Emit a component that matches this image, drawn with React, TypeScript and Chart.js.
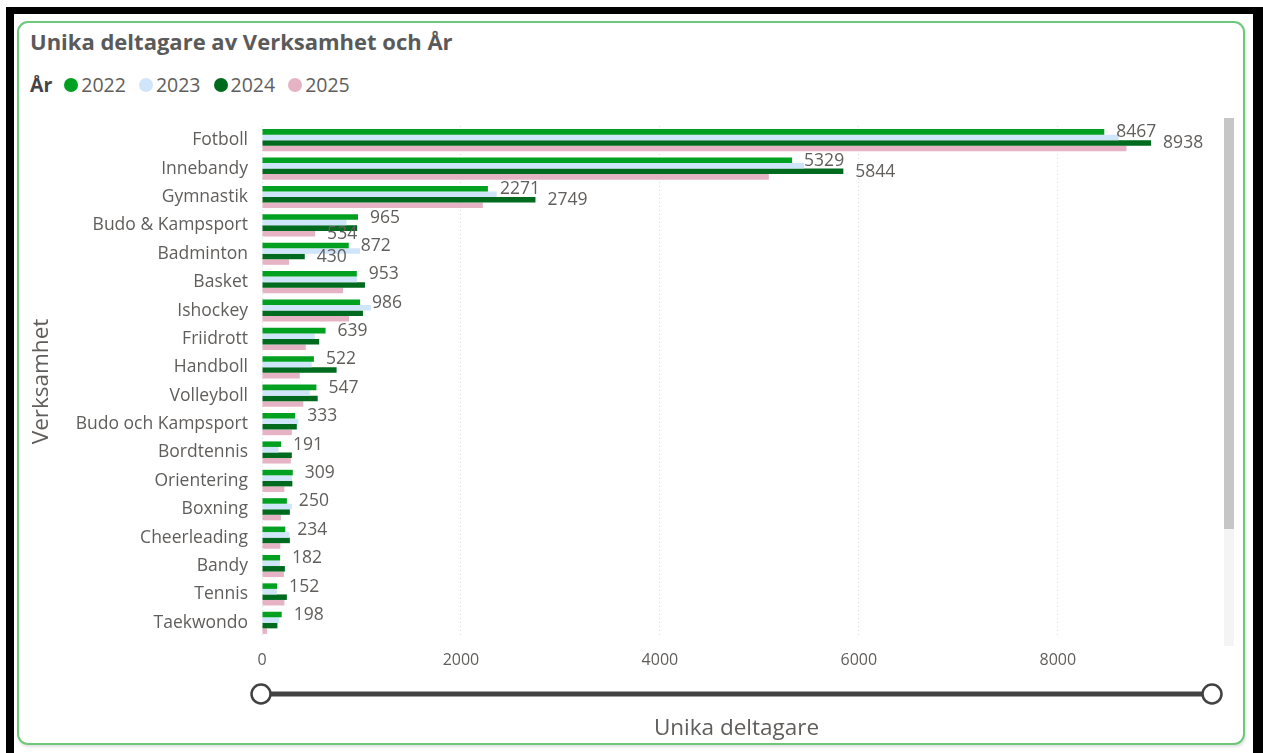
import React, { useEffect, useRef } from "react";
import { Chart, registerables } from "chart.js";

Chart.register(...registerables);

const categories = [
  "Fotboll",
  "Innebandy",
  "Gymnastik",
  "Budo & Kampsport",
  "Badminton",
  "Basket",
  "Ishockey",
  "Friidrott",
  "Handboll",
  "Volleyboll",
  "Budo och Kampsport",
  "Bordtennis",
  "Orientering",
  "Boxning",
  "Cheerleading",
  "Bandy",
  "Tennis",
  "Taekwondo",
];

const years = ["2022", "2023", "2024", "2025"];

const v2022 = [8467, 5329, 2271, 965, 872, 953, 986, 639, 522, 547, 333, 191, 309, 250, 234, 182, 152, 198];
const v2023 = [8610, 5450, 2360, 850, 985, 955, 1095, 530, 500, 480, 365, 165, 300, 300, 275, 180, 150, 175];
const v2024 = [8938, 5844, 2749, 957, 430, 1035, 1015, 575, 750, 560, 350, 300, 305, 280, 280, 230, 250, 155];
const v2025 = [8690, 5095, 2220, 534, 272, 815, 875, 440, 380, 415, 300, 290, 225, 190, 185, 220, 225, 50];

// which series show a data label, by category
const labeled2022 = categories;
const labeled2024 = ["Fotboll", "Innebandy", "Gymnastik", "Badminton"];
const labeled2025 = ["Budo & Kampsport"];

const xTicks = [0, 2000, 4000, 6000, 8000];
const xMax = 9540;

const colors = ["#00A020", "#CFE5FA", "#006B1E", "#E6B3C4"];
const textColor = "#605E5C";
const FONT = "'Open Sans', 'Noto Sans', sans-serif";

const labelPlugin = {
  id: "barLabels",
  afterDatasetsDraw(chart: any) {
    const ctx = chart.ctx;
    const sets: [number, string[]][] = [
      [0, labeled2022],
      [2, labeled2024],
      [3, labeled2025],
    ];
    ctx.save();
    ctx.font = `17.5px ${FONT}`;
    ctx.fillStyle = textColor;
    ctx.textAlign = "left";
    ctx.textBaseline = "middle";
    sets.forEach(([di, cats]) => {
      const meta = chart.getDatasetMeta(di);
      const ds = chart.data.datasets[di];
      cats.forEach((c) => {
        const ci = categories.indexOf(c);
        const bar = meta.data[ci];
        if (!bar) return;
        ctx.fillText(String(ds.data[ci]), bar.x + 12, bar.y + 0.5);
      });
    });
    ctx.restore();
  },
};

const sliderPlugin = {
  id: "slider",
  afterDraw(chart: any) {
    const ctx = chart.ctx;
    const xs = chart.scales.x;
    const x0 = xs.getPixelForValue(0) - 1;
    const x1 = chart.chartArea.right + 1;
    const y = 694;
    ctx.save();
    ctx.strokeStyle = "#424242";
    ctx.lineWidth = 5;
    ctx.beginPath();
    ctx.moveTo(x0, y);
    ctx.lineTo(x1, y);
    ctx.stroke();
    ctx.lineWidth = 2.5;
    ctx.fillStyle = "#ffffff";
    [x0, x1].forEach((cx) => {
      ctx.beginPath();
      ctx.arc(cx, y, 9.5, 0, Math.PI * 2);
      ctx.fill();
      ctx.stroke();
    });
    ctx.restore();
  },
};

export default function App() {
  const ref = useRef<HTMLCanvasElement>(null);

  useEffect(() => {
    const canvas = ref.current!;
    const chart = new Chart(canvas, {
      type: "bar",
      data: {
        labels: categories,
        datasets: [v2022, v2023, v2024, v2025].map((d, i) => ({
          label: years[i],
          data: d,
          backgroundColor: colors[i],
          categoryPercentage: 0.78,
          barPercentage: 1.0,
        })),
      },
      options: {
        indexAxis: "y",
        responsive: false,
        animation: false,
        devicePixelRatio: 1,
        layout: { padding: { left: 28, right: 52, top: 126, bottom: 11 } },
        plugins: {
          legend: { display: false },
          tooltip: { enabled: false },
          title: { display: false },
        },
        scales: {
          x: {
            min: 0,
            max: xMax,
            afterBuildTicks: (scale: any) => {
              scale.ticks = xTicks.map((v) => ({ value: v }));
            },
            afterFit: (scale: any) => {
              scale.height = 105;
            },
            ticks: {
              color: textColor,
              font: { family: FONT, size: 16 },
              padding: 14,
              callback: (v: any) => String(v),
            },
            grid: { color: "#DADADA", drawTicks: false, lineWidth: 1 },
            border: { display: false, dash: [1, 3] },
            title: {
              display: true,
              text: "Unika deltagare",
              color: textColor,
              font: { family: FONT, size: 22.5 },
              padding: { top: 0, bottom: 0 },
            },
          },
          y: {
            afterFit: (scale: any) => {
              scale.width = 234;
            },
            ticks: {
              color: textColor,
              font: { family: FONT, size: 17.5 },
              padding: 14,
            },
            grid: { display: false, drawTicks: false },
            border: { display: false },
            title: {
              display: true,
              text: "Verksamhet",
              color: textColor,
              font: { family: FONT, size: 22.5 },
              padding: { top: 0, bottom: 0 },
            },
          },
        },
      },
      plugins: [labelPlugin, sliderPlugin],
    } as any);
    return () => chart.destroy();
  }, []);

  const legendItems = years.map((y, i) => (
    <span key={y} style={{ display: "inline-flex", alignItems: "center", marginRight: 13 }}>
      <span
        style={{
          display: "inline-block",
          width: 14,
          height: 14,
          borderRadius: "50%",
          background: colors[i],
          marginRight: 3,
        }}
      />
      <span>{y}</span>
    </span>
  ));

  return (
    <div
      style={{
        position: "fixed",
        left: 0,
        top: 0,
        width: 1263,
        height: 753,
        background: "#ffffff",
        overflow: "hidden",
        fontFamily: FONT,
      }}
    >
      <div
        style={{
          position: "absolute",
          left: 6,
          top: 7,
          width: 1257,
          height: 760,
          boxSizing: "border-box",
          borderLeft: "8px solid #000",
          borderTop: "7px solid #000",
          borderRight: "10px solid #000",
        }}
      />
      <div
        style={{
          position: "absolute",
          left: 17,
          top: 21,
          width: 1228,
          height: 724,
          boxSizing: "border-box",
          border: "2px solid #6DC87B",
          borderRadius: 11,
          boxShadow: "1px 2px 3px rgba(0,0,0,0.12)",
          background: "#fff",
        }}
      />
      <div
        style={{
          position: "absolute",
          left: 30,
          top: 26,
          fontSize: 22,
          fontWeight: 700,
          color: "#5A5A5A",
          whiteSpace: "nowrap",
        }}
      >
        Unika deltagare av Verksamhet och År
      </div>
      <div
        style={{
          position: "absolute",
          left: 30,
          top: 71,
          fontSize: 19.5,
          color: textColor,
          display: "flex",
          alignItems: "center",
          whiteSpace: "nowrap",
        }}
      >
        <span style={{ fontWeight: 700, marginRight: 12, color: "#444" }}>År</span>
        {legendItems}
      </div>
      <div
        style={{
          position: "absolute",
          left: 1224,
          top: 118,
          width: 10,
          height: 528,
          background: "#F4F4F4",
        }}
      />
      <div
        style={{
          position: "absolute",
          left: 1224,
          top: 118,
          width: 10,
          height: 411,
          background: "#C6C6C6",
        }}
      />
      <canvas
        ref={ref}
        width={1263}
        height={753}
        style={{ position: "absolute", left: 0, top: 0, width: 1263, height: 753 }}
      />
    </div>
  );
}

+===+

OBJECTIVE: Reproduce the data above in full, exactly as it is, with the pictures left out.

OUTPUT BELOW:
Emit a component that matches this image, drawn with React, TypeScript and Chart.js.
import React, { useEffect, useRef } from "react";
import { Chart, registerables } from "chart.js";

Chart.register(...registerables);

const categories = [
  "Fotboll",
  "Innebandy",
  "Gymnastik",
  "Budo & Kampsport",
  "Badminton",
  "Basket",
  "Ishockey",
  "Friidrott",
  "Handboll",
  "Volleyboll",
  "Budo och Kampsport",
  "Bordtennis",
  "Orientering",
  "Boxning",
  "Cheerleading",
  "Bandy",
  "Tennis",
  "Taekwondo",
];

const years = ["2022", "2023", "2024", "2025"];

const v2022 = [8467, 5329, 2271, 965, 872, 953, 986, 639, 522, 547, 333, 191, 309, 250, 234, 182, 152, 198];
const v2023 = [8610, 5450, 2360, 850, 985, 955, 1095, 530, 500, 480, 365, 165, 300, 300, 275, 180, 150, 175];
const v2024 = [8938, 5844, 2749, 957, 430, 1035, 1015, 575, 750, 560, 350, 300, 305, 280, 280, 230, 250, 155];
const v2025 = [8690, 5095, 2220, 534, 272, 815, 875, 440, 380, 415, 300, 290, 225, 190, 185, 220, 225, 50];

// which series show a data label, by category
const labeled2022 = categories;
const labeled2024 = ["Fotboll", "Innebandy", "Gymnastik", "Badminton"];
const labeled2025 = ["Budo & Kampsport"];

const xTicks = [0, 2000, 4000, 6000, 8000];
const xMax = 9540;

const colors = ["#00A020", "#CFE5FA", "#006B1E", "#E6B3C4"];
const textColor = "#605E5C";
const FONT = "'Open Sans', 'Noto Sans', sans-serif";

const labelPlugin = {
  id: "barLabels",
  afterDatasetsDraw(chart: any) {
    const ctx = chart.ctx;
    const sets: [number, string[]][] = [
      [0, labeled2022],
      [2, labeled2024],
      [3, labeled2025],
    ];
    ctx.save();
    ctx.font = `17.5px ${FONT}`;
    ctx.fillStyle = textColor;
    ctx.textAlign = "left";
    ctx.textBaseline = "middle";
    sets.forEach(([di, cats]) => {
      const meta = chart.getDatasetMeta(di);
      const ds = chart.data.datasets[di];
      cats.forEach((c) => {
        const ci = categories.indexOf(c);
        const bar = meta.data[ci];
        if (!bar) return;
        ctx.fillText(String(ds.data[ci]), bar.x + 12, bar.y + 0.5);
      });
    });
    ctx.restore();
  },
};

const sliderPlugin = {
  id: "slider",
  afterDraw(chart: any) {
    const ctx = chart.ctx;
    const xs = chart.scales.x;
    const x0 = xs.getPixelForValue(0) - 1;
    const x1 = chart.chartArea.right + 1;
    const y = 694;
    ctx.save();
    ctx.strokeStyle = "#424242";
    ctx.lineWidth = 5;
    ctx.beginPath();
    ctx.moveTo(x0, y);
    ctx.lineTo(x1, y);
    ctx.stroke();
    ctx.lineWidth = 2.5;
    ctx.fillStyle = "#ffffff";
    [x0, x1].forEach((cx) => {
      ctx.beginPath();
      ctx.arc(cx, y, 9.5, 0, Math.PI * 2);
      ctx.fill();
      ctx.stroke();
    });
    ctx.restore();
  },
};

export default function App() {
  const ref = useRef<HTMLCanvasElement>(null);

  useEffect(() => {
    const canvas = ref.current!;
    const chart = new Chart(canvas, {
      type: "bar",
      data: {
        labels: categories,
        datasets: [v2022, v2023, v2024, v2025].map((d, i) => ({
          label: years[i],
          data: d,
          backgroundColor: colors[i],
          categoryPercentage: 0.78,
          barPercentage: 1.0,
        })),
      },
      options: {
        indexAxis: "y",
        responsive: false,
        animation: false,
        devicePixelRatio: 1,
        layout: { padding: { left: 28, right: 52, top: 126, bottom: 11 } },
        plugins: {
          legend: { display: false },
          tooltip: { enabled: false },
          title: { display: false },
        },
        scales: {
          x: {
            min: 0,
            max: xMax,
            afterBuildTicks: (scale: any) => {
              scale.ticks = xTicks.map((v) => ({ value: v }));
            },
            afterFit: (scale: any) => {
              scale.height = 105;
            },
            ticks: {
              color: textColor,
              font: { family: FONT, size: 16 },
              padding: 14,
              callback: (v: any) => String(v),
            },
            grid: { color: "#DADADA", drawTicks: false, lineWidth: 1 },
            border: { display: false, dash: [1, 3] },
            title: {
              display: true,
              text: "Unika deltagare",
              color: textColor,
              font: { family: FONT, size: 22.5 },
              padding: { top: 0, bottom: 0 },
            },
          },
          y: {
            afterFit: (scale: any) => {
              scale.width = 234;
            },
            ticks: {
              color: textColor,
              font: { family: FONT, size: 17.5 },
              padding: 14,
            },
            grid: { display: false, drawTicks: false },
            border: { display: false },
            title: {
              display: true,
              text: "Verksamhet",
              color: textColor,
              font: { family: FONT, size: 22.5 },
              padding: { top: 0, bottom: 0 },
            },
          },
        },
      },
      plugins: [labelPlugin, sliderPlugin],
    } as any);
    return () => chart.destroy();
  }, []);

  const legendItems = years.map((y, i) => (
    <span key={y} style={{ display: "inline-flex", alignItems: "center", marginRight: 13 }}>
      <span
        style={{
          display: "inline-block",
          width: 14,
          height: 14,
          borderRadius: "50%",
          background: colors[i],
          marginRight: 3,
        }}
      />
      <span>{y}</span>
    </span>
  ));

  return (
    <div
      style={{
        position: "fixed",
        left: 0,
        top: 0,
        width: 1263,
        height: 753,
        background: "#ffffff",
        overflow: "hidden",
        fontFamily: FONT,
      }}
    >
      <div
        style={{
          position: "absolute",
          left: 6,
          top: 7,
          width: 1257,
          height: 760,
          boxSizing: "border-box",
          borderLeft: "8px solid #000",
          borderTop: "7px solid #000",
          borderRight: "10px solid #000",
        }}
      />
      <div
        style={{
          position: "absolute",
          left: 17,
          top: 21,
          width: 1228,
          height: 724,
          boxSizing: "border-box",
          border: "2px solid #6DC87B",
          borderRadius: 11,
          boxShadow: "1px 2px 3px rgba(0,0,0,0.12)",
          background: "#fff",
        }}
      />
      <div
        style={{
          position: "absolute",
          left: 30,
          top: 26,
          fontSize: 22,
          fontWeight: 700,
          color: "#5A5A5A",
          whiteSpace: "nowrap",
        }}
      >
        Unika deltagare av Verksamhet och År
      </div>
      <div
        style={{
          position: "absolute",
          left: 30,
          top: 71,
          fontSize: 19.5,
          color: textColor,
          display: "flex",
          alignItems: "center",
          whiteSpace: "nowrap",
        }}
      >
        <span style={{ fontWeight: 700, marginRight: 12, color: "#444" }}>År</span>
        {legendItems}
      </div>
      <div
        style={{
          position: "absolute",
          left: 1224,
          top: 118,
          width: 10,
          height: 528,
          background: "#F4F4F4",
        }}
      />
      <div
        style={{
          position: "absolute",
          left: 1224,
          top: 118,
          width: 10,
          height: 411,
          background: "#C6C6C6",
        }}
      />
      <canvas
        ref={ref}
        width={1263}
        height={753}
        style={{ position: "absolute", left: 0, top: 0, width: 1263, height: 753 }}
      />
    </div>
  );
}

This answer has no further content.